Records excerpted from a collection
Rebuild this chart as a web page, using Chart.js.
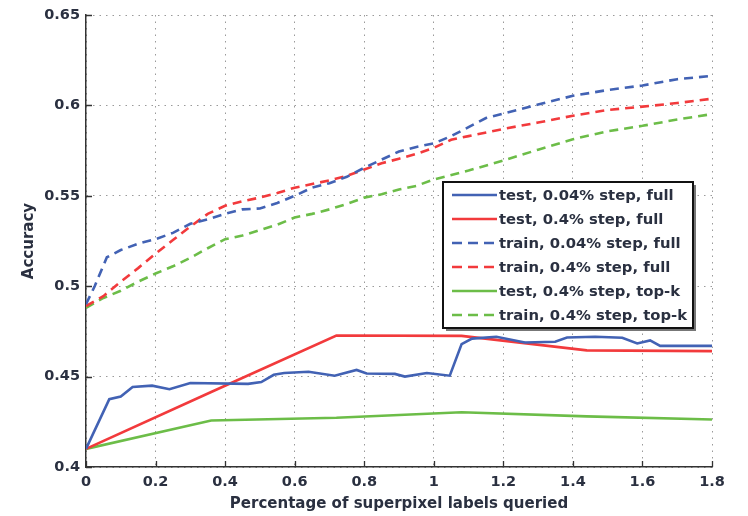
<!DOCTYPE html>
<html>
<head>
<meta charset="utf-8">
<script src="https://cdn.jsdelivr.net/npm/chart.js@4.4.1/dist/chart.umd.min.js"></script>
<style>
  html, body { margin: 0; padding: 0; background: #fff; }
  #wrap { width: 748px; height: 516px; position: relative; }
</style>
</head>
<body>
<div id="wrap"><canvas id="c" width="748" height="516"></canvas></div>
<script>
// ---- tick labels ----
const xTickValues = [0, 0.2, 0.4, 0.6, 0.8, 1, 1.2, 1.4, 1.6, 1.8];
const yTickValues = [0.4, 0.45, 0.5, 0.55, 0.6, 0.65];
const xTitle = 'Percentage of superpixel labels queried';
const yTitle = 'Accuracy';

// ---- series ----
const seriesLabels = [
  'test, 0.04% step, full',
  'test, 0.4% step, full',
  'train, 0.04% step, full',
  'train, 0.4% step, full',
  'test, 0.4% step, top-k',
  'train, 0.4% step, top-k'
];

const testFineX = [0, 0.067, 0.1, 0.134, 0.19, 0.24, 0.30, 0.466, 0.504, 0.54, 0.57, 0.64, 0.715, 0.778, 0.807, 0.888, 0.917, 0.98, 1.046, 1.08, 1.11, 1.18, 1.262, 1.349, 1.383, 1.464, 1.542, 1.585, 1.622, 1.651, 1.8];
const testFineY = [0.410, 0.4375, 0.439, 0.4443, 0.445, 0.443, 0.4465, 0.446, 0.447, 0.451, 0.452, 0.4527, 0.4505, 0.4537, 0.4517, 0.4515, 0.450, 0.452, 0.4505, 0.468, 0.471, 0.472, 0.4689, 0.4693, 0.4716, 0.472, 0.4715, 0.4683, 0.470, 0.467, 0.467];

const testCoarseX = [0, 0.36, 0.72, 1.08, 1.44, 1.8];
const testCoarseY = [0.410, 0.4415, 0.4727, 0.4725, 0.4645, 0.4641];

const trainFineX = [0, 0.025, 0.06, 0.1, 0.15, 0.2, 0.25, 0.3, 0.35, 0.4, 0.45, 0.5, 0.55, 0.6, 0.65, 0.7, 0.75, 0.8, 0.85, 0.9, 0.95, 1.0, 1.05, 1.1, 1.15, 1.2, 1.3, 1.4, 1.5, 1.6, 1.7, 1.8];
const trainFineY = [0.490, 0.500, 0.516, 0.520, 0.5235, 0.526, 0.5295, 0.5345, 0.537, 0.540, 0.5425, 0.543, 0.546, 0.550, 0.5545, 0.557, 0.5605, 0.5655, 0.570, 0.5745, 0.577, 0.579, 0.583, 0.588, 0.593, 0.5955, 0.6005, 0.6053, 0.6085, 0.611, 0.6145, 0.6163];

const trainCoarseX = [0, 0.05, 0.1, 0.15, 0.2, 0.25, 0.3, 0.35, 0.4, 0.45, 0.5, 0.55, 0.6, 0.65, 0.7, 0.75, 0.8, 0.85, 0.9, 0.95, 1.0, 1.05, 1.1, 1.2, 1.3, 1.4, 1.5, 1.6, 1.7, 1.8];
const trainCoarseY = [0.489, 0.4945, 0.5025, 0.510, 0.518, 0.5255, 0.533, 0.540, 0.5445, 0.547, 0.549, 0.5515, 0.5545, 0.5565, 0.5585, 0.561, 0.5645, 0.568, 0.5705, 0.5732, 0.5765, 0.581, 0.583, 0.587, 0.5905, 0.5943, 0.5975, 0.5993, 0.6013, 0.6037];

const testTopkX = [0, 0.36, 0.72, 1.08, 1.44, 1.8];
const testTopkY = [0.410, 0.4257, 0.4272, 0.4303, 0.4280, 0.4263];

const trainTopkX = [0, 0.05, 0.1, 0.15, 0.2, 0.25, 0.3, 0.35, 0.4, 0.45, 0.5, 0.55, 0.6, 0.65, 0.7, 0.75, 0.8, 0.85, 0.9, 0.95, 1.0, 1.1, 1.2, 1.3, 1.4, 1.5, 1.6, 1.7, 1.8];
const trainTopkY = [0.488, 0.4935, 0.4975, 0.5025, 0.507, 0.511, 0.5157, 0.521, 0.526, 0.528, 0.531, 0.534, 0.538, 0.540, 0.5425, 0.5455, 0.549, 0.5508, 0.5535, 0.5555, 0.559, 0.564, 0.5695, 0.5755, 0.5813, 0.5857, 0.5887, 0.5922, 0.5952];

const BLUE = '#4262b4';
const RED = '#f23a3c';
const GREEN = '#6cbd48';
const DASH = [9, 6];

function pts(xs, ys) { return xs.map((x, i) => ({ x: x, y: ys[i] })); }

function ds(label, xs, ys, color, dashed) {
  return {
    label: label,
    data: pts(xs, ys),
    borderColor: color,
    backgroundColor: color,
    borderWidth: 2.6,
    borderDash: dashed ? DASH : [],
    pointRadius: 0,
    pointHoverRadius: 0,
    tension: 0,
    fill: false
  };
}

const datasets = [
  ds(seriesLabels[0], testFineX, testFineY, BLUE, false),
  ds(seriesLabels[1], testCoarseX, testCoarseY, RED, false),
  ds(seriesLabels[2], trainFineX, trainFineY, BLUE, true),
  ds(seriesLabels[3], trainCoarseX, trainCoarseY, RED, true),
  ds(seriesLabels[4], testTopkX, testTopkY, GREEN, false),
  ds(seriesLabels[5], trainTopkX, trainTopkY, GREEN, true)
];

const TEXT = '#2a3040';

const innerTicks = {
  id: 'innerTicks',
  afterDatasetsDraw(chart) {
    const ctx = chart.ctx, a = chart.chartArea;
    const xs = chart.scales.x, ys = chart.scales.y;
    ctx.save();
    ctx.strokeStyle = '#333';
    ctx.lineWidth = 1.3;
    ctx.beginPath();
    xs.ticks.forEach(t => {
      const px = Math.round(xs.getPixelForValue(t.value)) + 0.5;
      ctx.moveTo(px, a.bottom); ctx.lineTo(px, a.bottom - 6);
    });
    ys.ticks.forEach(t => {
      const py = Math.round(ys.getPixelForValue(t.value)) + 0.5;
      ctx.moveTo(a.left, py); ctx.lineTo(a.left + 6, py);
    });
    ctx.stroke();
    ctx.restore();
  }
};

const boxLegend = {
  id: 'boxLegend',
  afterDraw(chart) {
    const ctx = chart.ctx;
    const bx = 443, by = 182, bw = 250, bh = 146;
    ctx.save();
    ctx.fillStyle = '#777';
    ctx.fillRect(bx + 3, by + 3, bw, bh);
    ctx.fillStyle = '#fff';
    ctx.fillRect(bx, by, bw, bh);
    ctx.strokeStyle = '#111';
    ctx.lineWidth = 2;
    ctx.strokeRect(bx, by, bw, bh);
    ctx.font = 'bold 14.8px "DejaVu Sans"';
    ctx.textBaseline = 'middle';
    ctx.textAlign = 'left';
    chart.data.datasets.forEach((d, i) => {
      const y = 195 + i * 24;
      ctx.strokeStyle = d.borderColor;
      ctx.lineWidth = 2.6;
      ctx.setLineDash(d.borderDash && d.borderDash.length ? [10, 6] : []);
      ctx.beginPath();
      ctx.moveTo(452, y); ctx.lineTo(497, y);
      ctx.stroke();
      ctx.setLineDash([]);
      ctx.fillStyle = TEXT;
      ctx.fillText(d.label, 499, y + 1);
    });
    ctx.restore();
  }
};

const gridStyle = { color: '#9a9a9a', lineWidth: 1, drawTicks: false, tickLength: 0 };

new Chart(document.getElementById('c'), {
  type: 'line',
  data: { datasets: datasets },
  options: {
    responsive: false,
    animation: false,
    events: [],
    layout: { padding: { top: 15, right: 36, left: 0, bottom: 0 } },
    plugins: { legend: { display: false }, tooltip: { enabled: false }, title: { display: false } },
    scales: {
      x: {
        type: 'linear',
        min: 0, max: 1.8,
        afterBuildTicks(s) { s.ticks = xTickValues.map(v => ({ value: v })); },
        afterFit(s) { s.height = 49; },
        ticks: {
          color: TEXT,
          font: { family: '"DejaVu Sans"', size: 14.5, weight: 'bold' },
          padding: 7,
          maxRotation: 0,
          callback: v => String(v)
        },
        grid: gridStyle,
        border: { display: true, color: '#333', width: 1.5, dash: [1.5, 5] },
        title: {
          display: true, text: xTitle, color: TEXT,
          font: { family: '"DejaVu Sans"', size: 15, weight: 'bold' },
          padding: { top: 0, bottom: 3 }
        }
      },
      y: {
        type: 'linear',
        min: 0.4, max: 0.65,
        afterBuildTicks(s) { s.ticks = yTickValues.map(v => ({ value: v })); },
        afterFit(s) { s.width = 86; },
        ticks: {
          color: TEXT,
          font: { family: '"DejaVu Sans"', size: 14.5, weight: 'bold' },
          padding: 6,
          callback: v => String(v)
        },
        grid: gridStyle,
        border: { display: true, color: '#333', width: 1.5, dash: [1.5, 5] },
        title: {
          display: true, text: yTitle, color: TEXT,
          font: { family: '"DejaVu Sans"', size: 15, weight: 'bold' },
          padding: { top: 20, bottom: 0 }
        }
      }
    }
  },
  plugins: [innerTicks, boxLegend]
});
</script>
</body>
</html>
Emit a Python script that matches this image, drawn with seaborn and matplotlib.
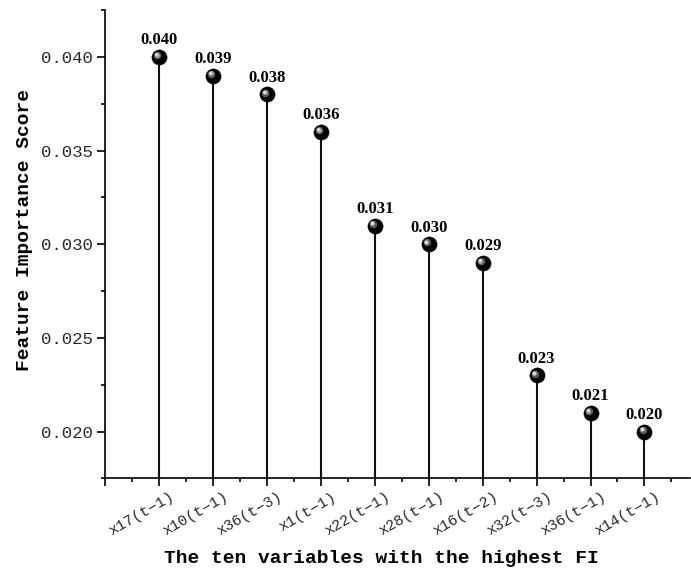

Requirement:
Find every line of the data that holds the string "this", then say how many there are and nothing else.

Response to the exercise:
2